==== RAW DATA

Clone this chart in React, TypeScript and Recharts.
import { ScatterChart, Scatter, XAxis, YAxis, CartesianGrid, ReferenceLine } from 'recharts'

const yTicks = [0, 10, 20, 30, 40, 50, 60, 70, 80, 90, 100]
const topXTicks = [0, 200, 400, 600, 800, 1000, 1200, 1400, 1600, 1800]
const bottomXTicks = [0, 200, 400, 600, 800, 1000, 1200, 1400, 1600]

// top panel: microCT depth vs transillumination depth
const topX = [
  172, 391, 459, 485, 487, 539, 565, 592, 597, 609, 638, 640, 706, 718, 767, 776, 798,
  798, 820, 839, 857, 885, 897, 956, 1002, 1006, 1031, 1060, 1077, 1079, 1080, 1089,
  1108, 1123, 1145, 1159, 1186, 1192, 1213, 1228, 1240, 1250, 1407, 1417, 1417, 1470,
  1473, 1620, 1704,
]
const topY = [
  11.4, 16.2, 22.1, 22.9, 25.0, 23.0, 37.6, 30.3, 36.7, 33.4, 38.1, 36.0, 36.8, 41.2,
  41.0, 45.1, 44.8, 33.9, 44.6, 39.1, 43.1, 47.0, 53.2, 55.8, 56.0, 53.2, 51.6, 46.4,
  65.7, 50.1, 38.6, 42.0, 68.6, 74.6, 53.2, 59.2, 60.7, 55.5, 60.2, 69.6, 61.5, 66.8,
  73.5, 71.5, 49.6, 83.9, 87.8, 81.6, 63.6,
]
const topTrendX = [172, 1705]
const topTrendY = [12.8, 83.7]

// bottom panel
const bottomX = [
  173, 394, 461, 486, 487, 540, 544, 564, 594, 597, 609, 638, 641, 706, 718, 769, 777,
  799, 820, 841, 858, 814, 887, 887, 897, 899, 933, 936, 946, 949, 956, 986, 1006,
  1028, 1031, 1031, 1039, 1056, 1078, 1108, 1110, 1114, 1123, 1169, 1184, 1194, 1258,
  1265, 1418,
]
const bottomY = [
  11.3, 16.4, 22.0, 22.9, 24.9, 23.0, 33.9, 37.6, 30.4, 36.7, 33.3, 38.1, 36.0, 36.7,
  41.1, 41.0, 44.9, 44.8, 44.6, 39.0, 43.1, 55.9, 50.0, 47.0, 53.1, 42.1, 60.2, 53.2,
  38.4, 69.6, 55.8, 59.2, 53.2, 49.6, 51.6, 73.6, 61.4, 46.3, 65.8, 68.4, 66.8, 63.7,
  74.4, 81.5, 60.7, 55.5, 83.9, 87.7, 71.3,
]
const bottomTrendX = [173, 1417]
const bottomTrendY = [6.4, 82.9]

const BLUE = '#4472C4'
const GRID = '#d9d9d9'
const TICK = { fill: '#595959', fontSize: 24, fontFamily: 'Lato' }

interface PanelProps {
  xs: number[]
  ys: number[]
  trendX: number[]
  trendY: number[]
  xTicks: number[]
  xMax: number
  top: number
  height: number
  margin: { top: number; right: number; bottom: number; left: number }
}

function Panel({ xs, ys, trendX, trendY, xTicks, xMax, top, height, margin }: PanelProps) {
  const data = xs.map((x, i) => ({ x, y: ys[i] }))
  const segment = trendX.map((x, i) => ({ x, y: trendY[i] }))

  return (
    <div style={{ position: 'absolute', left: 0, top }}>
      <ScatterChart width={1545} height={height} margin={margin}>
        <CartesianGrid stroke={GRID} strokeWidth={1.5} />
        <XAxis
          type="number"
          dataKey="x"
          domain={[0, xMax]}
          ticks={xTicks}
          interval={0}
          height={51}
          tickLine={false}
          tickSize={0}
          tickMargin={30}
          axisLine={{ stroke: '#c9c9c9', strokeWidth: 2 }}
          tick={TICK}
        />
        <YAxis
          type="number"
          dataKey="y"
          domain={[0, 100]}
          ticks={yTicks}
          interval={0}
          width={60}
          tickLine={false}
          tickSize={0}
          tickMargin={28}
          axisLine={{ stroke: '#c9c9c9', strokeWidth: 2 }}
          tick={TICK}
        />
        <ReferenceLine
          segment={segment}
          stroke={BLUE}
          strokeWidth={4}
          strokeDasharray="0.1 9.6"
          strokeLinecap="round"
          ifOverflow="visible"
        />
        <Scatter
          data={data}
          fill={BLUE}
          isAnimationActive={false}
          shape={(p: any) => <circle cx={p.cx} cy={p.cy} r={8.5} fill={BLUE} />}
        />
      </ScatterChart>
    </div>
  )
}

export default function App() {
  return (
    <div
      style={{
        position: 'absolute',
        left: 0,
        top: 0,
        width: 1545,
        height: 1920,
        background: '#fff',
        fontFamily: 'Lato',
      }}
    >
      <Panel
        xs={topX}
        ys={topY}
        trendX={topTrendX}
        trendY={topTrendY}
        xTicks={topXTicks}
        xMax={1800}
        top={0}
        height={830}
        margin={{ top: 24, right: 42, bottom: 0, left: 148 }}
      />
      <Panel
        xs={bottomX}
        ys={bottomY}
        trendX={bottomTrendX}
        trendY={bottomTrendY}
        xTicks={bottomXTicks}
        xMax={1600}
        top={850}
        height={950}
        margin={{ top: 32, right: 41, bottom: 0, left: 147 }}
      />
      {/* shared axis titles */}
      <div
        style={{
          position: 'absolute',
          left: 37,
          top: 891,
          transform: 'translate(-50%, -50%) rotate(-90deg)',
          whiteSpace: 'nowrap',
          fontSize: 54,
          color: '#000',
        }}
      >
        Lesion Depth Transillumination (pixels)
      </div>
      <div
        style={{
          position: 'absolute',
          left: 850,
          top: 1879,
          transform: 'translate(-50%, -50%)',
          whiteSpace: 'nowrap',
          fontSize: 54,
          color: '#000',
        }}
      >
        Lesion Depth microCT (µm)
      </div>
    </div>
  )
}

========

> **DIRECTIVE**
Copy the lines from the start of the data verbatim, stopping after the line containing "1200, 1400, 1600]".

> **TASK ANSWER**
Clone this chart in React, TypeScript and Recharts.
import { ScatterChart, Scatter, XAxis, YAxis, CartesianGrid, ReferenceLine } from 'recharts'

const yTicks = [0, 10, 20, 30, 40, 50, 60, 70, 80, 90, 100]
const topXTicks = [0, 200, 400, 600, 800, 1000, 1200, 1400, 1600, 1800]
const bottomXTicks = [0, 200, 400, 600, 800, 1000, 1200, 1400, 1600]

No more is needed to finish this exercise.